◆ Directions ◆
Write out the listing below in full and exactly, leaving out every picture.

◆ Data lines ◆
# # # # # # #

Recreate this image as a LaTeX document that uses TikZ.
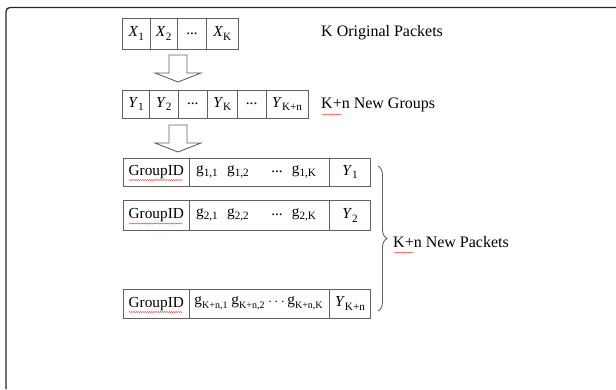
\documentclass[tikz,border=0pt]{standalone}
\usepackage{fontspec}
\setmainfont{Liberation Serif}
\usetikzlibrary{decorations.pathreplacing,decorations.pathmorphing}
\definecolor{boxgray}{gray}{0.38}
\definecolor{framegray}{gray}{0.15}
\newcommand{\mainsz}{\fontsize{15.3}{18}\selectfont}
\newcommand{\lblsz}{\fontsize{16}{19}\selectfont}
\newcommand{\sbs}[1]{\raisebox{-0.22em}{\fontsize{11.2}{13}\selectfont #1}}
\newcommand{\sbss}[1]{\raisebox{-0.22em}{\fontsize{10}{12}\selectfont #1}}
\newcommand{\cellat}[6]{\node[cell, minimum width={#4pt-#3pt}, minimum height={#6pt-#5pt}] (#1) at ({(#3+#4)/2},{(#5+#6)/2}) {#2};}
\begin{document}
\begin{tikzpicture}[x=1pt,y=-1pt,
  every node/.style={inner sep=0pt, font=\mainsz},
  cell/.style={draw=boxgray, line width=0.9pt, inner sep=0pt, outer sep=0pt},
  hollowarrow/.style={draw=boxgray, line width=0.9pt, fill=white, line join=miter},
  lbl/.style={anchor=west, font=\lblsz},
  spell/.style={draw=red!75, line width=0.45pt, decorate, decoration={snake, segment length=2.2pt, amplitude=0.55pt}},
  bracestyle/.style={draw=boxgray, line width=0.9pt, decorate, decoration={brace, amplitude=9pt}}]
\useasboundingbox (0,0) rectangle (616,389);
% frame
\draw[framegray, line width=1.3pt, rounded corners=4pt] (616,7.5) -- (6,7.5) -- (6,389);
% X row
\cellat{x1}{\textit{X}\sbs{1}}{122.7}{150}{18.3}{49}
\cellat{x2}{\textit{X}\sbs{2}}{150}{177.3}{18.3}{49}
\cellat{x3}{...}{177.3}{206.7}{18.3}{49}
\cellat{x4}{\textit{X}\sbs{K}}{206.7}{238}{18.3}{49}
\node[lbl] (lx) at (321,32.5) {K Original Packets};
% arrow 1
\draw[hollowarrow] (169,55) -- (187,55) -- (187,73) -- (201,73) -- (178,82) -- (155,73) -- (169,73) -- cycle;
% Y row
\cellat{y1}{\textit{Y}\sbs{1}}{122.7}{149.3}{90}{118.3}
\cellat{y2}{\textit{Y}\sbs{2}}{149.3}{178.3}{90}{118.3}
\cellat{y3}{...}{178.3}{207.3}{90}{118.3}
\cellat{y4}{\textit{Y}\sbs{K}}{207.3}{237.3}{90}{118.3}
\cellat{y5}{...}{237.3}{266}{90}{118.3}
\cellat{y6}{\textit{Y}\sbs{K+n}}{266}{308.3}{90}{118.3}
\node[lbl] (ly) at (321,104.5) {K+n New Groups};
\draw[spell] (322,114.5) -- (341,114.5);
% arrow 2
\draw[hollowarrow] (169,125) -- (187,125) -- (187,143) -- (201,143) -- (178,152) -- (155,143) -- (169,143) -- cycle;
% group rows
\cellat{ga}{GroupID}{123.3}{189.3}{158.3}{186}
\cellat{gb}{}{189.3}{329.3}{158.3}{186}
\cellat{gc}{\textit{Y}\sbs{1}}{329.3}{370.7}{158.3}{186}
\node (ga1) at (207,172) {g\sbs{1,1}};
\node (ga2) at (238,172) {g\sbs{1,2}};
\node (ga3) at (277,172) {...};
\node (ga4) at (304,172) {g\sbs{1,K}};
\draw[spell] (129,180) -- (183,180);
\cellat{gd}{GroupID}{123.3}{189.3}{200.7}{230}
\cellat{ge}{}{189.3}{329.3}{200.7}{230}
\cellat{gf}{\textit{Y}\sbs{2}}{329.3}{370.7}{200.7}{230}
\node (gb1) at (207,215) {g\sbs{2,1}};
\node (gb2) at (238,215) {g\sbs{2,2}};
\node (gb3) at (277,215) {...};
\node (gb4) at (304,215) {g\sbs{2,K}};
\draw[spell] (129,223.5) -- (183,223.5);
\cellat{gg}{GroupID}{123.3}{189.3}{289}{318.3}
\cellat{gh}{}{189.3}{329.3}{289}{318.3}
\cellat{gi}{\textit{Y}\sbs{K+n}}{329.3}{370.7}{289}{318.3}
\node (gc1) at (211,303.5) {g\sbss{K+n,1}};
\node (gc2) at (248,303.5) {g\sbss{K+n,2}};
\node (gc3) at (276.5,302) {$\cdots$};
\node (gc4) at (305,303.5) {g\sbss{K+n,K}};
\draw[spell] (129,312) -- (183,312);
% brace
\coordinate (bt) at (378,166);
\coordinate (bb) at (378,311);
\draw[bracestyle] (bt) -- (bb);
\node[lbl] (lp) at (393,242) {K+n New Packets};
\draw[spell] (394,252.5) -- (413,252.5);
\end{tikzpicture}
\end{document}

# # # # # # #

◆ Solution for this exercise ◆
Recreate this image as a LaTeX document that uses TikZ.
\documentclass[tikz,border=0pt]{standalone}
\usepackage{fontspec}
\setmainfont{Liberation Serif}
\usetikzlibrary{decorations.pathreplacing,decorations.pathmorphing}
\definecolor{boxgray}{gray}{0.38}
\definecolor{framegray}{gray}{0.15}
\newcommand{\mainsz}{\fontsize{15.3}{18}\selectfont}
\newcommand{\lblsz}{\fontsize{16}{19}\selectfont}
\newcommand{\sbs}[1]{\raisebox{-0.22em}{\fontsize{11.2}{13}\selectfont #1}}
\newcommand{\sbss}[1]{\raisebox{-0.22em}{\fontsize{10}{12}\selectfont #1}}
\newcommand{\cellat}[6]{\node[cell, minimum width={#4pt-#3pt}, minimum height={#6pt-#5pt}] (#1) at ({(#3+#4)/2},{(#5+#6)/2}) {#2};}
\begin{document}
\begin{tikzpicture}[x=1pt,y=-1pt,
  every node/.style={inner sep=0pt, font=\mainsz},
  cell/.style={draw=boxgray, line width=0.9pt, inner sep=0pt, outer sep=0pt},
  hollowarrow/.style={draw=boxgray, line width=0.9pt, fill=white, line join=miter},
  lbl/.style={anchor=west, font=\lblsz},
  spell/.style={draw=red!75, line width=0.45pt, decorate, decoration={snake, segment length=2.2pt, amplitude=0.55pt}},
  bracestyle/.style={draw=boxgray, line width=0.9pt, decorate, decoration={brace, amplitude=9pt}}]
\useasboundingbox (0,0) rectangle (616,389);
% frame
\draw[framegray, line width=1.3pt, rounded corners=4pt] (616,7.5) -- (6,7.5) -- (6,389);
% X row
\cellat{x1}{\textit{X}\sbs{1}}{122.7}{150}{18.3}{49}
\cellat{x2}{\textit{X}\sbs{2}}{150}{177.3}{18.3}{49}
\cellat{x3}{...}{177.3}{206.7}{18.3}{49}
\cellat{x4}{\textit{X}\sbs{K}}{206.7}{238}{18.3}{49}
\node[lbl] (lx) at (321,32.5) {K Original Packets};
% arrow 1
\draw[hollowarrow] (169,55) -- (187,55) -- (187,73) -- (201,73) -- (178,82) -- (155,73) -- (169,73) -- cycle;
% Y row
\cellat{y1}{\textit{Y}\sbs{1}}{122.7}{149.3}{90}{118.3}
\cellat{y2}{\textit{Y}\sbs{2}}{149.3}{178.3}{90}{118.3}
\cellat{y3}{...}{178.3}{207.3}{90}{118.3}
\cellat{y4}{\textit{Y}\sbs{K}}{207.3}{237.3}{90}{118.3}
\cellat{y5}{...}{237.3}{266}{90}{118.3}
\cellat{y6}{\textit{Y}\sbs{K+n}}{266}{308.3}{90}{118.3}
\node[lbl] (ly) at (321,104.5) {K+n New Groups};
\draw[spell] (322,114.5) -- (341,114.5);
% arrow 2
\draw[hollowarrow] (169,125) -- (187,125) -- (187,143) -- (201,143) -- (178,152) -- (155,143) -- (169,143) -- cycle;
% group rows
\cellat{ga}{GroupID}{123.3}{189.3}{158.3}{186}
\cellat{gb}{}{189.3}{329.3}{158.3}{186}
\cellat{gc}{\textit{Y}\sbs{1}}{329.3}{370.7}{158.3}{186}
\node (ga1) at (207,172) {g\sbs{1,1}};
\node (ga2) at (238,172) {g\sbs{1,2}};
\node (ga3) at (277,172) {...};
\node (ga4) at (304,172) {g\sbs{1,K}};
\draw[spell] (129,180) -- (183,180);
\cellat{gd}{GroupID}{123.3}{189.3}{200.7}{230}
\cellat{ge}{}{189.3}{329.3}{200.7}{230}
\cellat{gf}{\textit{Y}\sbs{2}}{329.3}{370.7}{200.7}{230}
\node (gb1) at (207,215) {g\sbs{2,1}};
\node (gb2) at (238,215) {g\sbs{2,2}};
\node (gb3) at (277,215) {...};
\node (gb4) at (304,215) {g\sbs{2,K}};
\draw[spell] (129,223.5) -- (183,223.5);
\cellat{gg}{GroupID}{123.3}{189.3}{289}{318.3}
\cellat{gh}{}{189.3}{329.3}{289}{318.3}
\cellat{gi}{\textit{Y}\sbs{K+n}}{329.3}{370.7}{289}{318.3}
\node (gc1) at (211,303.5) {g\sbss{K+n,1}};
\node (gc2) at (248,303.5) {g\sbss{K+n,2}};
\node (gc3) at (276.5,302) {$\cdots$};
\node (gc4) at (305,303.5) {g\sbss{K+n,K}};
\draw[spell] (129,312) -- (183,312);
% brace
\coordinate (bt) at (378,166);
\coordinate (bb) at (378,311);
\draw[bracestyle] (bt) -- (bb);
\node[lbl] (lp) at (393,242) {K+n New Packets};
\draw[spell] (394,252.5) -- (413,252.5);
\end{tikzpicture}
\end{document}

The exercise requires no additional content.